═══ Stored data ═══
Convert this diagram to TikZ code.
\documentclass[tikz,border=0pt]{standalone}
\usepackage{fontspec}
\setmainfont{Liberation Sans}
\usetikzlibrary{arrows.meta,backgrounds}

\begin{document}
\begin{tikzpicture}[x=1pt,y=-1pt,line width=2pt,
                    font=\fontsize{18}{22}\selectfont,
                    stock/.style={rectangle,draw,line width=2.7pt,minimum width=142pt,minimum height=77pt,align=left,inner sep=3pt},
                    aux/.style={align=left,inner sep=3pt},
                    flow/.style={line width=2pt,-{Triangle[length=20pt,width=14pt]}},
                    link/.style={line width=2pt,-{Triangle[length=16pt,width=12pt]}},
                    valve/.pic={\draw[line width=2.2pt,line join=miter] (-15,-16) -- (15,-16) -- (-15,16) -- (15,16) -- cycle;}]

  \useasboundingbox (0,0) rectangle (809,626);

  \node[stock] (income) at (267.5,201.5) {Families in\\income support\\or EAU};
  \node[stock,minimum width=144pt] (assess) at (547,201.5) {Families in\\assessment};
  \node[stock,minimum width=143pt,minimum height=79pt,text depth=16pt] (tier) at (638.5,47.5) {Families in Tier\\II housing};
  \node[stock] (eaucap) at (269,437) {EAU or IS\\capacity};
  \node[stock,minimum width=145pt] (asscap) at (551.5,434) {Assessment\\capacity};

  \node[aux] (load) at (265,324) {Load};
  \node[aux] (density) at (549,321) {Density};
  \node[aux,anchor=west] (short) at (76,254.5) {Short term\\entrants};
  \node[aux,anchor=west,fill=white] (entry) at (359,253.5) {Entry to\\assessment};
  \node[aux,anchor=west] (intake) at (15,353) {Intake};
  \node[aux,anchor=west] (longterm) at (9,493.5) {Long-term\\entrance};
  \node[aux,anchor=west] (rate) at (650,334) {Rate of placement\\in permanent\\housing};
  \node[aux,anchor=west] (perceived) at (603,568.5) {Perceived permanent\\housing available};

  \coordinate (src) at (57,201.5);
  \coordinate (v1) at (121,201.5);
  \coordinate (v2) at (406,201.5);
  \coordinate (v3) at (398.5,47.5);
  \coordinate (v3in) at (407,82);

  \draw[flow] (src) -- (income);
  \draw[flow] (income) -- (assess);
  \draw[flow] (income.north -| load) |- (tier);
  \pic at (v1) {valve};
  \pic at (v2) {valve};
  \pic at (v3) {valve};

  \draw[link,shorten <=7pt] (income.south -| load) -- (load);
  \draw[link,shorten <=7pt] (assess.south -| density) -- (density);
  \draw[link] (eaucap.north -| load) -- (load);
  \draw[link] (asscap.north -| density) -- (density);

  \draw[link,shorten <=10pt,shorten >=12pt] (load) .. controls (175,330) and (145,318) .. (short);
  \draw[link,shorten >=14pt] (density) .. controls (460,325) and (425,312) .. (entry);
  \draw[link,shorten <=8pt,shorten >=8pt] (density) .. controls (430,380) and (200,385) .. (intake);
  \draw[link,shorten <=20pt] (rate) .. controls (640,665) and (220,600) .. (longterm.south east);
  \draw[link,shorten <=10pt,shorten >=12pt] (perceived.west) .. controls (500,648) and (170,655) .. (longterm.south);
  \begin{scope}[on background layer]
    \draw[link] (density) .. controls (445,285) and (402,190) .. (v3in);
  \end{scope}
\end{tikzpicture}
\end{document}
═══
* Problem to solve: Repeat exactly, please, each line from the beginning of the data through the line with "width=145pt] (asscap) at" in it, and only those lines.

* Result for this task:
Convert this diagram to TikZ code.
\documentclass[tikz,border=0pt]{standalone}
\usepackage{fontspec}
\setmainfont{Liberation Sans}
\usetikzlibrary{arrows.meta,backgrounds}

\begin{document}
\begin{tikzpicture}[x=1pt,y=-1pt,line width=2pt,
                    font=\fontsize{18}{22}\selectfont,
                    stock/.style={rectangle,draw,line width=2.7pt,minimum width=142pt,minimum height=77pt,align=left,inner sep=3pt},
                    aux/.style={align=left,inner sep=3pt},
                    flow/.style={line width=2pt,-{Triangle[length=20pt,width=14pt]}},
                    link/.style={line width=2pt,-{Triangle[length=16pt,width=12pt]}},
                    valve/.pic={\draw[line width=2.2pt,line join=miter] (-15,-16) -- (15,-16) -- (-15,16) -- (15,16) -- cycle;}]

  \useasboundingbox (0,0) rectangle (809,626);

  \node[stock] (income) at (267.5,201.5) {Families in\\income support\\or EAU};
  \node[stock,minimum width=144pt] (assess) at (547,201.5) {Families in\\assessment};
  \node[stock,minimum width=143pt,minimum height=79pt,text depth=16pt] (tier) at (638.5,47.5) {Families in Tier\\II housing};
  \node[stock] (eaucap) at (269,437) {EAU or IS\\capacity};
  \node[stock,minimum width=145pt] (asscap) at (551.5,434) {Assessment\\capacity};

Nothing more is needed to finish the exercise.